Scan the listing below. Report each line that includes "this".
**** INPUT ROWS ****
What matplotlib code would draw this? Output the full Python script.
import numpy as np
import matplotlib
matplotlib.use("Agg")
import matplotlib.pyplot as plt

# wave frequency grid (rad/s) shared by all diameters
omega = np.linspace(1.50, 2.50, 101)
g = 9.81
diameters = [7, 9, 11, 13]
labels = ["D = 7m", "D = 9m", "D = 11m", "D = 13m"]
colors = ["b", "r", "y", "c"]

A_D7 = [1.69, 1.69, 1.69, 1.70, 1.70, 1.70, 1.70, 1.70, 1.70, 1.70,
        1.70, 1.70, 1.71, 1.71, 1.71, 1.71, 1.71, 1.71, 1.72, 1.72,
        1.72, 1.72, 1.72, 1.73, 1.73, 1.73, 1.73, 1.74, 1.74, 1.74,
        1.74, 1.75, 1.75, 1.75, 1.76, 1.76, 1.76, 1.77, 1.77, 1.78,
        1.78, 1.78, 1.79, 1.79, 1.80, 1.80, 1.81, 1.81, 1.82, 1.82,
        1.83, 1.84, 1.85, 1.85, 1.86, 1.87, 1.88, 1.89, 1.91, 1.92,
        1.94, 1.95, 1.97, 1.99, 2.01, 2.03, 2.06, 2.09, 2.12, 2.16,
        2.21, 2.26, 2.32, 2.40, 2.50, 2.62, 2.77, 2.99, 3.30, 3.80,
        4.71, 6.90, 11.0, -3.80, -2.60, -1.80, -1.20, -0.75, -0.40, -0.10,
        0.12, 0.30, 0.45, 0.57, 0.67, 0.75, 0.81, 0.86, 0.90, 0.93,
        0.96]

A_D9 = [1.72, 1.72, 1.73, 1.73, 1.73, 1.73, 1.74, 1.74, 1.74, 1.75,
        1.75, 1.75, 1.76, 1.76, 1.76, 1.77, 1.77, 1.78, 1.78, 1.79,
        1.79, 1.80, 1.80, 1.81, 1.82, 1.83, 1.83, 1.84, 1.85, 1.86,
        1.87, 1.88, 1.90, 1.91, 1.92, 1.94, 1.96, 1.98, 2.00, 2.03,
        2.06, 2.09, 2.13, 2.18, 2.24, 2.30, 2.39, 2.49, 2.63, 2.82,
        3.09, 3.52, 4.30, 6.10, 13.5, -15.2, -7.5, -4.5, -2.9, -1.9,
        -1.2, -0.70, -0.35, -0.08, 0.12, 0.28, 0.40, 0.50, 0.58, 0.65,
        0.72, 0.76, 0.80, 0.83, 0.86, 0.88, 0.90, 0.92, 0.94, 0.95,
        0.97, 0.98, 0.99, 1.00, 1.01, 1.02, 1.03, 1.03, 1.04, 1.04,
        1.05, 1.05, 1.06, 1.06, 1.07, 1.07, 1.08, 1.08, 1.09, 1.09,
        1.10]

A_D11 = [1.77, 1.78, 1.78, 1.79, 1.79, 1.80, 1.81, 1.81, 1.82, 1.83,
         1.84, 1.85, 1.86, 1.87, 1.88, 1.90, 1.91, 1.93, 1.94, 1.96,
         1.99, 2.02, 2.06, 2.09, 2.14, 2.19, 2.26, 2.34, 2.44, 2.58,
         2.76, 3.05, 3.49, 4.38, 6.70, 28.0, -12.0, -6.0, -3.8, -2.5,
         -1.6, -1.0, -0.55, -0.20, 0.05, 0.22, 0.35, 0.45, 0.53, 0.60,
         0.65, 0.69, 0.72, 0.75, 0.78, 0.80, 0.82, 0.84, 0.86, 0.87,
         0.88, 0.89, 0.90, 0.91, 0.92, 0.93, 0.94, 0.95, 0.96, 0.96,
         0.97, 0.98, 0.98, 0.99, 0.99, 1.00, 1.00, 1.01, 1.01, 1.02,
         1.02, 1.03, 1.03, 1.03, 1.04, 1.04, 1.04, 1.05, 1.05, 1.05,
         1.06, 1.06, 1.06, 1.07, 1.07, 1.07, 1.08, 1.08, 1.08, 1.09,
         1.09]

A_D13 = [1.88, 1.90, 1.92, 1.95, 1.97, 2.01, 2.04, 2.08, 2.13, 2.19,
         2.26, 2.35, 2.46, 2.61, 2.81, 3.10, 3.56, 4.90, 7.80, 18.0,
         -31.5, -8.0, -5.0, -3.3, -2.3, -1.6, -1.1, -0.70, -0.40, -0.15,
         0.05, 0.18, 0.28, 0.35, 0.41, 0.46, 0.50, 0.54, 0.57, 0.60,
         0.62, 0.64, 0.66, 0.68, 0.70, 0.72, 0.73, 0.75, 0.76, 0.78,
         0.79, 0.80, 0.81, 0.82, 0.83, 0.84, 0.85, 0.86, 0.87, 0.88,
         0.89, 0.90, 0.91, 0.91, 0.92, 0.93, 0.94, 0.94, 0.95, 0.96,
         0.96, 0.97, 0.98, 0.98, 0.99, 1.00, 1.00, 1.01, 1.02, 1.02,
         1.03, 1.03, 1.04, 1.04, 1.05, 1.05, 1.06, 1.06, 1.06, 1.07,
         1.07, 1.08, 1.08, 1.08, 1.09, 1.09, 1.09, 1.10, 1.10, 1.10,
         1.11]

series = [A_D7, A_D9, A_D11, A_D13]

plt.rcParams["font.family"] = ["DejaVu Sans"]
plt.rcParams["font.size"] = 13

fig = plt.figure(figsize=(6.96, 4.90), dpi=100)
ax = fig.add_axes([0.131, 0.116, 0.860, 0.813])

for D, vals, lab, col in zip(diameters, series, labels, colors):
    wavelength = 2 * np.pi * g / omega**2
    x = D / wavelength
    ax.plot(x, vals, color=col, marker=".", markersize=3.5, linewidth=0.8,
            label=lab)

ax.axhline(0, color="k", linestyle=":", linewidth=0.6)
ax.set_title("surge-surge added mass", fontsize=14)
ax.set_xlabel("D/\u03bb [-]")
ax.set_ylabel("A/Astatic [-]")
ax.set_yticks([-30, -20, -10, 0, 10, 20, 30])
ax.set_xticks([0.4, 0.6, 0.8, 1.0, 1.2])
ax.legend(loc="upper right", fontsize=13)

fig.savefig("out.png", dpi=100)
****
**** INPUT ROWS ****
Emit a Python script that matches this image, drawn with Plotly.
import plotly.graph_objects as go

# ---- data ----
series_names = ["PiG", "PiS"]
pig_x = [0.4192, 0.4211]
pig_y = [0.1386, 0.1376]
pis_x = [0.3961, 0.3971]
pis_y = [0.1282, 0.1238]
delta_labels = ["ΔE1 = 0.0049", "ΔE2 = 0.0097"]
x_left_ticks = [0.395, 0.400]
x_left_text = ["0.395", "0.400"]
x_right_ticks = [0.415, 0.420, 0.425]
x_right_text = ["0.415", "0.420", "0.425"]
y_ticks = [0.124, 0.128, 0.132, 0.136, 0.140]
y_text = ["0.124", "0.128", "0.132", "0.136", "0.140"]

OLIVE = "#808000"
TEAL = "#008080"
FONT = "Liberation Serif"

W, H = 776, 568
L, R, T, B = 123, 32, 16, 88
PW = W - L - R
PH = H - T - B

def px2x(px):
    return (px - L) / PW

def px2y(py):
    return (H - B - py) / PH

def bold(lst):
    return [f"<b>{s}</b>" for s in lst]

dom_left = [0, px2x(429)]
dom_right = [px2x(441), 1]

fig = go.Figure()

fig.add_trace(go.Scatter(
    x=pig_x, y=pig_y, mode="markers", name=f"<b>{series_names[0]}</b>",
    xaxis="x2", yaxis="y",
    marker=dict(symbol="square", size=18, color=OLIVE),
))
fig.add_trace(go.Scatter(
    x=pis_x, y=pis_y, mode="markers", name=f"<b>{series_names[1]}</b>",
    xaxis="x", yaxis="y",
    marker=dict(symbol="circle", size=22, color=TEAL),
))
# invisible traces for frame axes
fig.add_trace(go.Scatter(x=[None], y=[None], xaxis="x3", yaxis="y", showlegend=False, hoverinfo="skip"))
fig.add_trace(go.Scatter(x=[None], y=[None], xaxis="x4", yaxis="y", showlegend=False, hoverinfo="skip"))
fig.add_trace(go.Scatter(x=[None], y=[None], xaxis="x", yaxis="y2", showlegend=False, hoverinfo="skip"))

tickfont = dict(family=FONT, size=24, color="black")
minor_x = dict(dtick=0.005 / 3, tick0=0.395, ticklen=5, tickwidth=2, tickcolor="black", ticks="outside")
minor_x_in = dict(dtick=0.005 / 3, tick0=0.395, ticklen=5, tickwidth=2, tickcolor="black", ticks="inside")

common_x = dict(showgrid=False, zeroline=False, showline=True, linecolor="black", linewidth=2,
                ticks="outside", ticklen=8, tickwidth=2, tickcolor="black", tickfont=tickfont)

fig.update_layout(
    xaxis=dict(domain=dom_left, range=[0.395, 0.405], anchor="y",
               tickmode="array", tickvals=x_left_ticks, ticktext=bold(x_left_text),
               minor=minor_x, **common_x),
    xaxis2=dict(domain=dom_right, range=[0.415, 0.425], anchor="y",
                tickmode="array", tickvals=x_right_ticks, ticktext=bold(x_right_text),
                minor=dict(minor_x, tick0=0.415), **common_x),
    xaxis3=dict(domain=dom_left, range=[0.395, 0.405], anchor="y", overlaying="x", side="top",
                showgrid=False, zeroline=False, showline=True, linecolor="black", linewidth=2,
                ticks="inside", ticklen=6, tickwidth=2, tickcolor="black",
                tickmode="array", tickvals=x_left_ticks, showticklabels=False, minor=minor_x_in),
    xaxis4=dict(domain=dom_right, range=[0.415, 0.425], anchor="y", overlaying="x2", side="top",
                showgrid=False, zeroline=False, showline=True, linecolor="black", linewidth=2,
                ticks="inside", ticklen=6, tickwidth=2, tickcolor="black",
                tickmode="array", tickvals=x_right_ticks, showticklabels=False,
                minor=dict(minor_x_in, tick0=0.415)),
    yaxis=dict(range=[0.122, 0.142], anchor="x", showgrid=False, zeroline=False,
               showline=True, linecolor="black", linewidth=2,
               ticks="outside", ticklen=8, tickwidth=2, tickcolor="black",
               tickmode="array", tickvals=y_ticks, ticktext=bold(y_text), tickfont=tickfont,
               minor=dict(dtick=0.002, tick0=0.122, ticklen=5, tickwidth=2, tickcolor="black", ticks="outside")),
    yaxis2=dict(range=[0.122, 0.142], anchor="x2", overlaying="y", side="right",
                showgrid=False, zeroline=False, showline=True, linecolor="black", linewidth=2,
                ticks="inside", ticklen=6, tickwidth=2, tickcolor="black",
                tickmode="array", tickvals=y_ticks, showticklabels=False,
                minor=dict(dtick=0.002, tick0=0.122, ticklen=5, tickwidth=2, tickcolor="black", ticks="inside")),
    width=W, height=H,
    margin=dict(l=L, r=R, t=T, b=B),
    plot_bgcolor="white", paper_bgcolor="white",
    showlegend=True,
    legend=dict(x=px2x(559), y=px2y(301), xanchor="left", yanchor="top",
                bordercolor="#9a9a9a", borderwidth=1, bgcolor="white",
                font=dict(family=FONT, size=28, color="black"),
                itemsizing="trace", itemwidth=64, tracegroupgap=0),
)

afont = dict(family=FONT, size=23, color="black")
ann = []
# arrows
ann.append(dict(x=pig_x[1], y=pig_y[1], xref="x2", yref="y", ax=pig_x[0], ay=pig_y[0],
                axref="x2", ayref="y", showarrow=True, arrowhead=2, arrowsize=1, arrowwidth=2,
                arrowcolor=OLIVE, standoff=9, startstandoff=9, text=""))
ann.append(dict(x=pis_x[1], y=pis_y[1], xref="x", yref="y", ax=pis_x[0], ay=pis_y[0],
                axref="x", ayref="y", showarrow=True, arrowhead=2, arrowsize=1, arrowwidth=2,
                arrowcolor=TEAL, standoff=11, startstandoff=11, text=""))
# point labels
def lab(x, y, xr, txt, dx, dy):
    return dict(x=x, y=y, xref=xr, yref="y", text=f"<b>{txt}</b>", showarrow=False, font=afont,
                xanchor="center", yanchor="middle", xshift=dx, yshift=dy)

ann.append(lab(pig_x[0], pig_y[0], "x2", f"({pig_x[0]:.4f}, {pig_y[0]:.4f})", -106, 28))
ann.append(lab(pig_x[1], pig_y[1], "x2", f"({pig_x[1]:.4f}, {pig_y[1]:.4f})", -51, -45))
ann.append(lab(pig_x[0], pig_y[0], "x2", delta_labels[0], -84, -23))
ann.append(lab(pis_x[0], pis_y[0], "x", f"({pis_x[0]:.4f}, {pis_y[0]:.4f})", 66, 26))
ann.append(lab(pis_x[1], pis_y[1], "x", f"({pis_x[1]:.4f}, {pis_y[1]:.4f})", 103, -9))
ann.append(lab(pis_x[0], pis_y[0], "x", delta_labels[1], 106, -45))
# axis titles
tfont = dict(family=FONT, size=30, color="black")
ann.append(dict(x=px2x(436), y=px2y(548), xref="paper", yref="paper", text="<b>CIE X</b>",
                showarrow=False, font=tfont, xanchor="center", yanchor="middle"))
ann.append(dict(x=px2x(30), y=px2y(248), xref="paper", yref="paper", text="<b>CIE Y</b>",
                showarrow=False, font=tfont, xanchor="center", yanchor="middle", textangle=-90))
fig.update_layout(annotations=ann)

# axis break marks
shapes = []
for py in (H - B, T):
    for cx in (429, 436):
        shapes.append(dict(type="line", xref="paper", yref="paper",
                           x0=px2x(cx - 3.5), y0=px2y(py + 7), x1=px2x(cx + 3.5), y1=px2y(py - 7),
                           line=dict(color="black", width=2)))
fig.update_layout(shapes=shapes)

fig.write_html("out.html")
****
**** INPUT ROWS ****
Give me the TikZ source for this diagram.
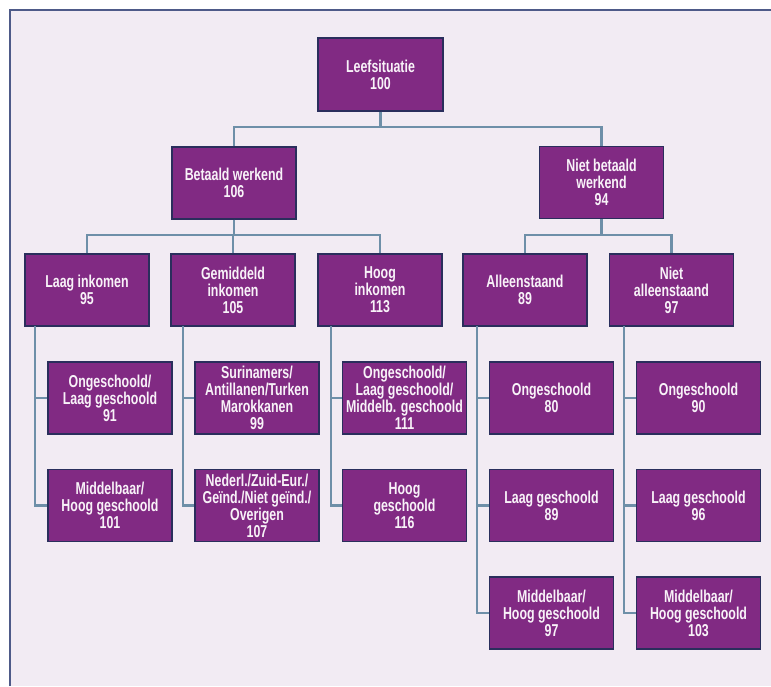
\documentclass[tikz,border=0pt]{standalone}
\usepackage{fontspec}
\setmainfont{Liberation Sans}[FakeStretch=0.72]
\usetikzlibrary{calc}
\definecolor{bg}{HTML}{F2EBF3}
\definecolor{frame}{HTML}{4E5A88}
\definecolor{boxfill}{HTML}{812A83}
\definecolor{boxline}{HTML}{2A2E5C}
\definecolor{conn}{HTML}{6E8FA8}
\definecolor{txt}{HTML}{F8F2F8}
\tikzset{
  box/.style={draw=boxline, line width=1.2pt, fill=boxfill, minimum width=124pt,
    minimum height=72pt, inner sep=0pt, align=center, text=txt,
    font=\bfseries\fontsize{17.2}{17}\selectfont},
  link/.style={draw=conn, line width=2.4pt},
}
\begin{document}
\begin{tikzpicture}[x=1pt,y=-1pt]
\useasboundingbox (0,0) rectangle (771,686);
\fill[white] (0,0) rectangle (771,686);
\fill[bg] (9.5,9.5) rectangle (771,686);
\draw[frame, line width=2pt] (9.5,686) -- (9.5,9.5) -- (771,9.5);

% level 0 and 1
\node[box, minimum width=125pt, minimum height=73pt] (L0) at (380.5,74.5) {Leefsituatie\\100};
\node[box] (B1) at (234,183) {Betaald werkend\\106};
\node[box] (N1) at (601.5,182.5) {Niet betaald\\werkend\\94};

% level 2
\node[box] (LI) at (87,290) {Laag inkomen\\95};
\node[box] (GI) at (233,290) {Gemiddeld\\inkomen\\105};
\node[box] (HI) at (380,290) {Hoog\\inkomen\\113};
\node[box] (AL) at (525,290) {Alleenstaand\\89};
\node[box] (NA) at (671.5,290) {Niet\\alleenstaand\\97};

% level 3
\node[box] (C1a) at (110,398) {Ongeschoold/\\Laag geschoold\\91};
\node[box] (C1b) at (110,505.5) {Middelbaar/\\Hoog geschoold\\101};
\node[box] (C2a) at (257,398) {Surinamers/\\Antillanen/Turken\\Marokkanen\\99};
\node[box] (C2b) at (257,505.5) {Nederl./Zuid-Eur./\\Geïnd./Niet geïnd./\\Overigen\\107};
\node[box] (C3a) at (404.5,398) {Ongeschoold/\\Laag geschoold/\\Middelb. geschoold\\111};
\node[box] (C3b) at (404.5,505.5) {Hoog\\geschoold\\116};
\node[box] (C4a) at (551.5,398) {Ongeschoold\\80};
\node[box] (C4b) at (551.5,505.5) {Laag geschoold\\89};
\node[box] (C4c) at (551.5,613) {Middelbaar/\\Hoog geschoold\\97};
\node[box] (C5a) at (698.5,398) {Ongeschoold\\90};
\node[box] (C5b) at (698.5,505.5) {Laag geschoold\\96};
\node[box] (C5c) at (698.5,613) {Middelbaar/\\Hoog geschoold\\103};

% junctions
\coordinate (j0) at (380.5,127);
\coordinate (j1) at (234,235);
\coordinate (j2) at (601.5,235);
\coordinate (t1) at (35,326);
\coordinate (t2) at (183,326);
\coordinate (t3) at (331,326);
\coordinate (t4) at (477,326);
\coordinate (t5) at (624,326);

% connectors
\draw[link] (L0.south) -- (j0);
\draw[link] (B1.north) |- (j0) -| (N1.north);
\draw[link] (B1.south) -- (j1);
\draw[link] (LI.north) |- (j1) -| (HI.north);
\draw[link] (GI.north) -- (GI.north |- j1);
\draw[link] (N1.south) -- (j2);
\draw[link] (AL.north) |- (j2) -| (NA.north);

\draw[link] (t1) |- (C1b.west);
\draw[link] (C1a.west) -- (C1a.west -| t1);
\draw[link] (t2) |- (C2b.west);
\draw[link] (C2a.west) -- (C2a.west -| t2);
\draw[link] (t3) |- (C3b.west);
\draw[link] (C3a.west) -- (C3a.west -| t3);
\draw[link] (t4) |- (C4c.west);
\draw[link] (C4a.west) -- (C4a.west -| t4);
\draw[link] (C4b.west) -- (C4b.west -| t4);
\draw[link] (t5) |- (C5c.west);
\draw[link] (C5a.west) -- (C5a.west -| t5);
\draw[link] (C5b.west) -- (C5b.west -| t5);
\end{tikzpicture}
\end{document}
****
**RIGHT ANSWER**
What matplotlib code would draw this? Output the full Python script.
Emit a Python script that matches this image, drawn with Plotly.
Give me the TikZ source for this diagram.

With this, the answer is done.